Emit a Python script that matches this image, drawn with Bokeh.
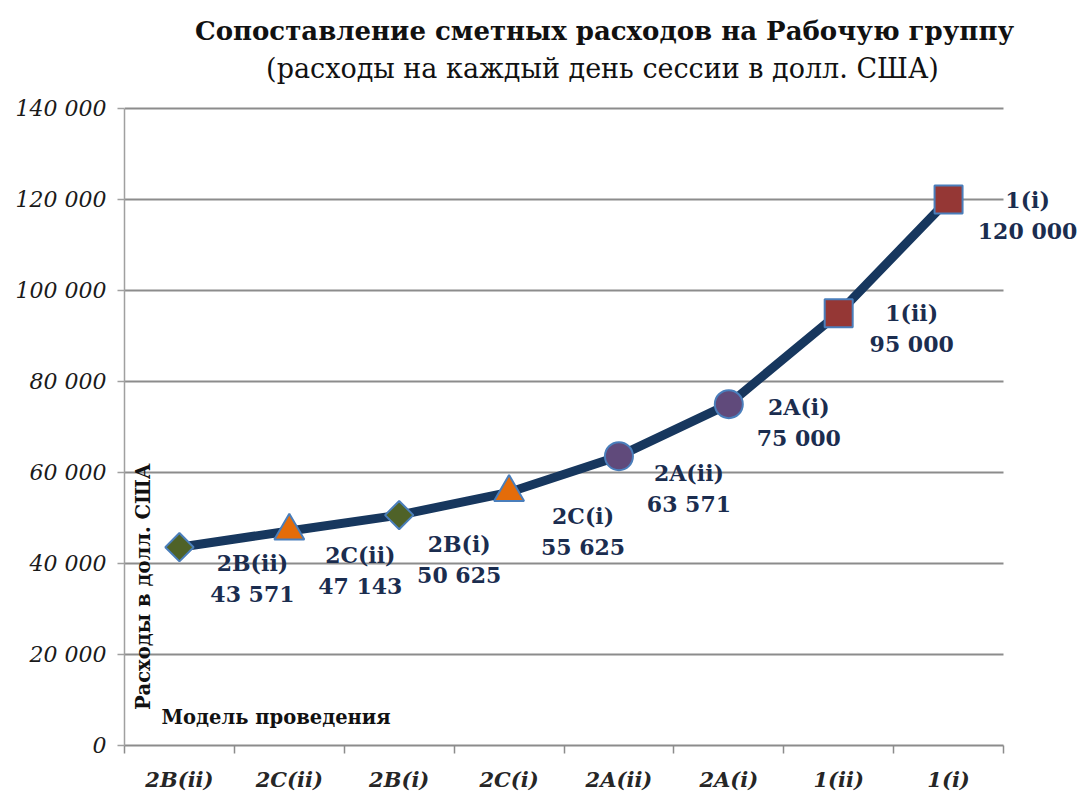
from bokeh.plotting import figure
from bokeh.models import Range1d, FixedTicker, Label
from bokeh.embed import file_html
from bokeh.resources import INLINE
import math

# ---- data ----
models = ["2B(ii)", "2C(ii)", "2B(i)", "2C(i)", "2A(ii)", "2A(i)", "1(ii)", "1(i)"]
costs = [43571, 47143, 50625, 55625, 63571, 75000, 95000, 120000]
cost_text = ["43 571", "47 143", "50 625", "55 625", "63 571", "75 000", "95 000", "120 000"]
y_ticks = [0, 20000, 40000, 60000, 80000, 100000, 120000, 140000]
y_tick_labels = ["0", "20 000", "40 000", "60 000", "80 000", "100 000", "120 000", "140 000"]
title = "Сопоставление сметных расходов на Рабочую группу"
subtitle = "(расходы на каждый день сессии в долл. США)"
y_title = "Расходы в долл. США"
x_title = "Модель проведения"

# ---- styling ----
family_style = {
    "2B": ("square", "#4F6228", 20, math.pi / 4),
    "2C": ("triangle", "#E46C0A", 30, 0.0),
    "2A": ("circle", "#604A7B", 28, 0.0),
    "1": ("square", "#953735", 28, 0.0),
}
label_dx = [73, 71, 60, 74, 70, 70, 73, 79]     # px right of point
name_dy = [16, 24, 29, 24, 17, 3, 0, 1]          # px below point
LINE_GAP = 31

SERIF = "DejaVu Serif"
NAVY = "#17375E"
LABEL_NAVY = "#1B2D4F"
GRID = "#8C8C8C"

n = len(models)
xs = [i + 0.5 for i in range(n)]

# frame: left 124px, right to window edge, top at window edge, bottom 48px
W, H = 1081, 794
FL, FB = 124, 48
px_x = 879 / n                # px per category
px_y = 638 / 140000           # px per dollar
x_end = (W - FL) / px_x
y_end = (H - FB) / px_y

p = figure(width=W, height=H, output_backend="svg", toolbar_location=None,
           x_range=Range1d(0, x_end), y_range=Range1d(0, y_end),
           min_border_left=FL, min_border_right=0, min_border_top=0,
           min_border_bottom=FB, outline_line_color=None)

# x axis: labels at category centres, tick marks at category boundaries
p.xaxis.bounds = (0, n)
p.xaxis.ticker = FixedTicker(ticks=xs, minor_ticks=list(range(n + 1)))
p.xaxis.major_label_overrides = {x: m for x, m in zip(xs, models)}
p.xaxis.major_tick_out = 0
p.xaxis.major_tick_in = 0
p.xaxis.minor_tick_out = 8
p.xaxis.minor_tick_in = 0
p.xaxis.minor_tick_line_color = GRID
p.xaxis.minor_tick_line_width = 1.5
p.xaxis.axis_line_color = GRID
p.xaxis.axis_line_width = 2
p.xaxis.major_label_standoff = 13
p.xaxis.major_label_text_font = SERIF
p.xaxis.major_label_text_font_style = "bold italic"
p.xaxis.major_label_text_font_size = "21px"
p.xaxis.major_label_text_color = "#262626"

p.yaxis.bounds = (0, 140000)
p.yaxis.ticker = FixedTicker(ticks=y_ticks, minor_ticks=[])
p.yaxis.major_label_overrides = {t: l for t, l in zip(y_ticks, y_tick_labels)}
p.yaxis.major_tick_out = 7
p.yaxis.major_tick_in = 0
p.yaxis.major_tick_line_color = "#A0A0A0"
p.yaxis.major_tick_line_width = 1.5
p.yaxis.axis_line_color = "#A0A0A0"
p.yaxis.axis_line_width = 1.5
p.yaxis.major_label_standoff = 11
p.yaxis.major_label_text_font = SERIF
p.yaxis.major_label_text_font_style = "italic"
p.yaxis.major_label_text_font_size = "22px"
p.yaxis.major_label_text_color = "#1A1A1A"

p.xgrid.grid_line_color = None
p.ygrid.grid_line_color = None
grid_tick_vals = y_ticks[1:]
g = p.ygrid[0]
if "cross_bounds" in g.properties():
    g.ticker = FixedTicker(ticks=grid_tick_vals)
    g.cross_bounds = (0, n)
    g.grid_line_color = GRID
    g.grid_line_width = 2
else:
    p.segment(x0=[0] * len(grid_tick_vals), x1=[n] * len(grid_tick_vals),
              y0=grid_tick_vals, y1=grid_tick_vals, line_color=GRID, line_width=2)

# line
p.line(xs, costs, line_color=NAVY, line_width=9, line_join="round")

# markers per model family
for fam, (mk, col, sz, ang) in family_style.items():
    idx = [i for i, m in enumerate(models) if m.split("(")[0] == fam]
    p.scatter([xs[i] for i in idx], [costs[i] for i in idx], marker=mk, size=sz,
              angle=ang, fill_color=col, line_color="#4A7EBB", line_width=2)

# data labels (two lines each)
for x, y, nm, vt, ddx, ddy in zip(xs, costs, models, cost_text, label_dx, name_dy):
    for txt, off in ((nm, ddy), (vt, ddy + LINE_GAP)):
        p.add_layout(Label(x=x, y=y, text=txt, x_offset=ddx, y_offset=-off,
                           text_align="center", text_baseline="middle",
                           text_font=SERIF, text_font_style="bold",
                           text_font_size="22px", text_color=LABEL_NAVY))

# titles and inner axis captions (placed in screen px converted to data)
def dx_(px):
    return (px - FL) / px_x

def dy_(py):
    return (H - FB - py) / px_y

p.add_layout(Label(x=dx_(604), y=dy_(31), text=title,
                   text_align="center", text_baseline="middle", text_font=SERIF,
                   text_font_style="bold", text_font_size="26px", text_color="#111111"))
p.add_layout(Label(x=dx_(602), y=dy_(68), text=subtitle,
                   text_align="center", text_baseline="middle", text_font=SERIF,
                   text_font_size="27px", text_color="#111111"))
p.add_layout(Label(x=dx_(143), y=dy_(587), text=y_title, angle=math.pi / 2,
                   text_align="center", text_baseline="middle", text_font=SERIF,
                   text_font_style="bold", text_font_size="19.5px", text_color="#111111"))
p.add_layout(Label(x=dx_(161), y=dy_(718), text=x_title,
                   text_align="left", text_baseline="middle", text_font=SERIF,
                   text_font_style="bold", text_font_size="19.5px", text_color="#111111"))

open("out.html", "w").write(file_html(p, INLINE))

**EXERCISE REQUIREMENTS:**
Reproduce the material word for word. Any pictures should be left out of the copy.

**WORKED SOLUTION:**
Emit a Python script that matches this image, drawn with Bokeh.
from bokeh.plotting import figure
from bokeh.models import Range1d, FixedTicker, Label
from bokeh.embed import file_html
from bokeh.resources import INLINE
import math

# ---- data ----
models = ["2B(ii)", "2C(ii)", "2B(i)", "2C(i)", "2A(ii)", "2A(i)", "1(ii)", "1(i)"]
costs = [43571, 47143, 50625, 55625, 63571, 75000, 95000, 120000]
cost_text = ["43 571", "47 143", "50 625", "55 625", "63 571", "75 000", "95 000", "120 000"]
y_ticks = [0, 20000, 40000, 60000, 80000, 100000, 120000, 140000]
y_tick_labels = ["0", "20 000", "40 000", "60 000", "80 000", "100 000", "120 000", "140 000"]
title = "Сопоставление сметных расходов на Рабочую группу"
subtitle = "(расходы на каждый день сессии в долл. США)"
y_title = "Расходы в долл. США"
x_title = "Модель проведения"

# ---- styling ----
family_style = {
    "2B": ("square", "#4F6228", 20, math.pi / 4),
    "2C": ("triangle", "#E46C0A", 30, 0.0),
    "2A": ("circle", "#604A7B", 28, 0.0),
    "1": ("square", "#953735", 28, 0.0),
}
label_dx = [73, 71, 60, 74, 70, 70, 73, 79]     # px right of point
name_dy = [16, 24, 29, 24, 17, 3, 0, 1]          # px below point
LINE_GAP = 31

SERIF = "DejaVu Serif"
NAVY = "#17375E"
LABEL_NAVY = "#1B2D4F"
GRID = "#8C8C8C"

n = len(models)
xs = [i + 0.5 for i in range(n)]

# frame: left 124px, right to window edge, top at window edge, bottom 48px
W, H = 1081, 794
FL, FB = 124, 48
px_x = 879 / n                # px per category
px_y = 638 / 140000           # px per dollar
x_end = (W - FL) / px_x
y_end = (H - FB) / px_y

p = figure(width=W, height=H, output_backend="svg", toolbar_location=None,
           x_range=Range1d(0, x_end), y_range=Range1d(0, y_end),
           min_border_left=FL, min_border_right=0, min_border_top=0,
           min_border_bottom=FB, outline_line_color=None)

# x axis: labels at category centres, tick marks at category boundaries
p.xaxis.bounds = (0, n)
p.xaxis.ticker = FixedTicker(ticks=xs, minor_ticks=list(range(n + 1)))
p.xaxis.major_label_overrides = {x: m for x, m in zip(xs, models)}
p.xaxis.major_tick_out = 0
p.xaxis.major_tick_in = 0
p.xaxis.minor_tick_out = 8
p.xaxis.minor_tick_in = 0
p.xaxis.minor_tick_line_color = GRID
p.xaxis.minor_tick_line_width = 1.5
p.xaxis.axis_line_color = GRID
p.xaxis.axis_line_width = 2
p.xaxis.major_label_standoff = 13
p.xaxis.major_label_text_font = SERIF
p.xaxis.major_label_text_font_style = "bold italic"
p.xaxis.major_label_text_font_size = "21px"
p.xaxis.major_label_text_color = "#262626"

p.yaxis.bounds = (0, 140000)
p.yaxis.ticker = FixedTicker(ticks=y_ticks, minor_ticks=[])
p.yaxis.major_label_overrides = {t: l for t, l in zip(y_ticks, y_tick_labels)}
p.yaxis.major_tick_out = 7
p.yaxis.major_tick_in = 0
p.yaxis.major_tick_line_color = "#A0A0A0"
p.yaxis.major_tick_line_width = 1.5
p.yaxis.axis_line_color = "#A0A0A0"
p.yaxis.axis_line_width = 1.5
p.yaxis.major_label_standoff = 11
p.yaxis.major_label_text_font = SERIF
p.yaxis.major_label_text_font_style = "italic"
p.yaxis.major_label_text_font_size = "22px"
p.yaxis.major_label_text_color = "#1A1A1A"

p.xgrid.grid_line_color = None
p.ygrid.grid_line_color = None
grid_tick_vals = y_ticks[1:]
g = p.ygrid[0]
if "cross_bounds" in g.properties():
    g.ticker = FixedTicker(ticks=grid_tick_vals)
    g.cross_bounds = (0, n)
    g.grid_line_color = GRID
    g.grid_line_width = 2
else:
    p.segment(x0=[0] * len(grid_tick_vals), x1=[n] * len(grid_tick_vals),
              y0=grid_tick_vals, y1=grid_tick_vals, line_color=GRID, line_width=2)

# line
p.line(xs, costs, line_color=NAVY, line_width=9, line_join="round")

# markers per model family
for fam, (mk, col, sz, ang) in family_style.items():
    idx = [i for i, m in enumerate(models) if m.split("(")[0] == fam]
    p.scatter([xs[i] for i in idx], [costs[i] for i in idx], marker=mk, size=sz,
              angle=ang, fill_color=col, line_color="#4A7EBB", line_width=2)

# data labels (two lines each)
for x, y, nm, vt, ddx, ddy in zip(xs, costs, models, cost_text, label_dx, name_dy):
    for txt, off in ((nm, ddy), (vt, ddy + LINE_GAP)):
        p.add_layout(Label(x=x, y=y, text=txt, x_offset=ddx, y_offset=-off,
                           text_align="center", text_baseline="middle",
                           text_font=SERIF, text_font_style="bold",
                           text_font_size="22px", text_color=LABEL_NAVY))

# titles and inner axis captions (placed in screen px converted to data)
def dx_(px):
    return (px - FL) / px_x

def dy_(py):
    return (H - FB - py) / px_y

p.add_layout(Label(x=dx_(604), y=dy_(31), text=title,
                   text_align="center", text_baseline="middle", text_font=SERIF,
                   text_font_style="bold", text_font_size="26px", text_color="#111111"))
p.add_layout(Label(x=dx_(602), y=dy_(68), text=subtitle,
                   text_align="center", text_baseline="middle", text_font=SERIF,
                   text_font_size="27px", text_color="#111111"))
p.add_layout(Label(x=dx_(143), y=dy_(587), text=y_title, angle=math.pi / 2,
                   text_align="center", text_baseline="middle", text_font=SERIF,
                   text_font_style="bold", text_font_size="19.5px", text_color="#111111"))
p.add_layout(Label(x=dx_(161), y=dy_(718), text=x_title,
                   text_align="left", text_baseline="middle", text_font=SERIF,
                   text_font_style="bold", text_font_size="19.5px", text_color="#111111"))

open("out.html", "w").write(file_html(p, INLINE))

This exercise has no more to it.